Based on the HLS-GER, a first data base on health literacy of the population in Germany could be provided. In order to expand it a repeated survey is currently being conducted (HLS-GER 2). The HLS-GER 2 is Part of the European Health Literacy Survey (HLS19) which is planned and carried out as a project of the WHO Action Network on Measuring Population and Organizational Health Literacy (M-POHL).
The aim of the project is a renewed analysis of health literacy in Germany in order to expand and deepen the existing database on health literacy in Germany, to enable comparisons between the participating countries of the HLS19 and to create a prerequisite for intervention development.

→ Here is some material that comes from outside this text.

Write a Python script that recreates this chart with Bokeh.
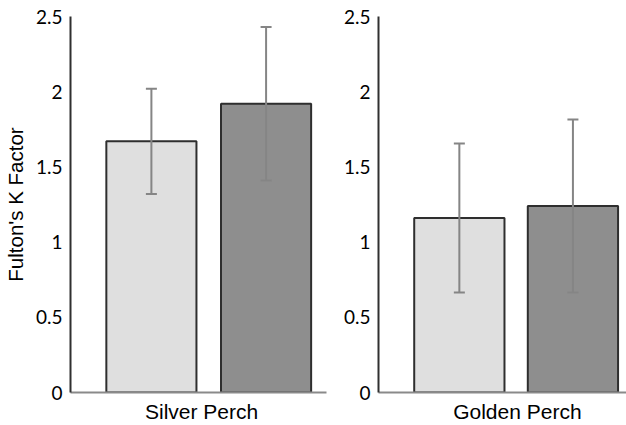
from bokeh.plotting import figure
from bokeh.layouts import row
from bokeh.models import ColumnDataSource, Range1d, FixedTicker
from bokeh.embed import file_html
from bokeh.resources import INLINE

# ---- data ----
species = ["Silver Perch", "Golden Perch"]
groups = ["Group A", "Group B"]
silver_means = [1.67, 1.92]
silver_errs = [0.35, 0.51]
golden_means = [1.16, 1.24]
golden_errs = [0.495, 0.575]
y_ticks = [0, 0.5, 1, 1.5, 2, 2.5]
y_tick_labels = ["0", "0.5", "1", "1.5", "2", "2.5"]
y_label = "Fulton's K Factor"

# ---- style / layout ----
FILLS = ["#dfdfdf", "#8e8e8e"]
OUTLINE = "#2e2e2e"
ERR_COLOR = "#858585"
TICK_FONT = "Lato"
LABEL_FONT = "Liberation Sans"

# per panel: bar centres (fraction of frame), bar width, label centre, borders
PANEL_LAYOUT = [
    dict(centres=[0.316, 0.764], width=0.352, label_x=0.512,
         fig_width=340, border_left=70, border_right=14),
    dict(centres=[0.326, 0.784], width=0.364, label_x=0.560,
         fig_width=286, border_left=36, border_right=0),
]


def make_panel(idx, means, errs, show_ylabel):
    lay = PANEL_LAYOUT[idx]
    p = figure(width=lay["fig_width"], height=425, output_backend="svg",
               toolbar_location=None, x_range=Range1d(0, 1),
               y_range=Range1d(0, 2.5),
               min_border_left=lay["border_left"],
               min_border_right=lay["border_right"],
               min_border_top=16, min_border_bottom=32)
    p.outline_line_color = None
    p.grid.visible = False
    p.background_fill_color = "white"
    p.border_fill_color = "white"

    lower = [m - e for m, e in zip(means, errs)]
    upper = [m + e for m, e in zip(means, errs)]
    src = ColumnDataSource(dict(x=lay["centres"], top=means, lower=lower,
                                upper=upper, group=groups, color=FILLS))
    p.vbar(x="x", top="top", bottom=0, width=lay["width"], source=src,
           fill_color="color", line_color=OUTLINE, line_width=2)

    # error bars drawn on top of the bars
    p.segment(x0="x", y0="lower", x1="x", y1="upper", source=src,
              line_color=ERR_COLOR, line_width=2)
    p.scatter(x="x", y="upper", source=src, marker="dash", size=11,
              line_color=ERR_COLOR, line_width=2)
    p.scatter(x="x", y="lower", source=src, marker="dash", size=11,
              line_color=ERR_COLOR, line_width=2)

    # y axis
    ya = p.yaxis[0]
    ya.ticker = FixedTicker(ticks=y_ticks)
    ya.major_label_overrides = {t: l for t, l in zip(y_ticks, y_tick_labels)}
    ya.major_tick_out = 0
    ya.major_tick_in = 0
    ya.minor_tick_out = 0
    ya.minor_tick_in = 0
    ya.axis_line_color = "#303030"
    ya.axis_line_width = 2
    ya.major_label_text_font = TICK_FONT
    ya.major_label_text_font_size = "19px"
    ya.major_label_text_color = "black"
    ya.major_label_standoff = 8
    if show_ylabel:
        ya.axis_label = y_label
        ya.axis_label_text_font = LABEL_FONT
        ya.axis_label_text_font_size = "20.5px"
        ya.axis_label_text_font_style = "normal"
        ya.axis_label_text_color = "black"
        ya.axis_label_standoff = 6

    # x axis
    xa = p.xaxis[0]
    xa.ticker = FixedTicker(ticks=[lay["label_x"]])
    xa.major_label_overrides = {lay["label_x"]: species[idx]}
    xa.major_tick_out = 0
    xa.major_tick_in = 0
    xa.minor_tick_out = 0
    xa.minor_tick_in = 0
    xa.axis_line_color = "#8a8a8a"
    xa.axis_line_width = 2
    xa.major_label_text_font = LABEL_FONT
    xa.major_label_text_font_size = "21px"
    xa.major_label_text_color = "black"
    xa.major_label_standoff = 7
    return p


p1 = make_panel(0, silver_means, silver_errs, True)
p2 = make_panel(1, golden_means, golden_errs, False)
layout = row(p1, p2)

open("out.html", "w").write(file_html(layout, INLINE))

The conceptual and methodological approach is closely related to the first quantitative survey on Health Literacy in Germany and the European Health Literacy Survey. A representative and personal survey of 2.000 persons of the German population will be conducted. One central issue is to extend the survey to new key topics such as Digital Health Literacy or Navigation Health Literacy.
WHO Action Network on Measuring Population and Organizational Health Literacy (M-POHL)
The M-POHL Network was established under the umbrella of WHO Europe’s Health Information Initiative (EHII) in February 2018 with the adoption of the Vienna Statement on the Measurement of Health Literacy in Europe. The member states of M-POHL participate in the network with a scientific and a political representation. The network provides the framework for a regular measurement of population- and organization-specific health literacy data and initiates the HLS19 as the first important step towards the achievement of this objective.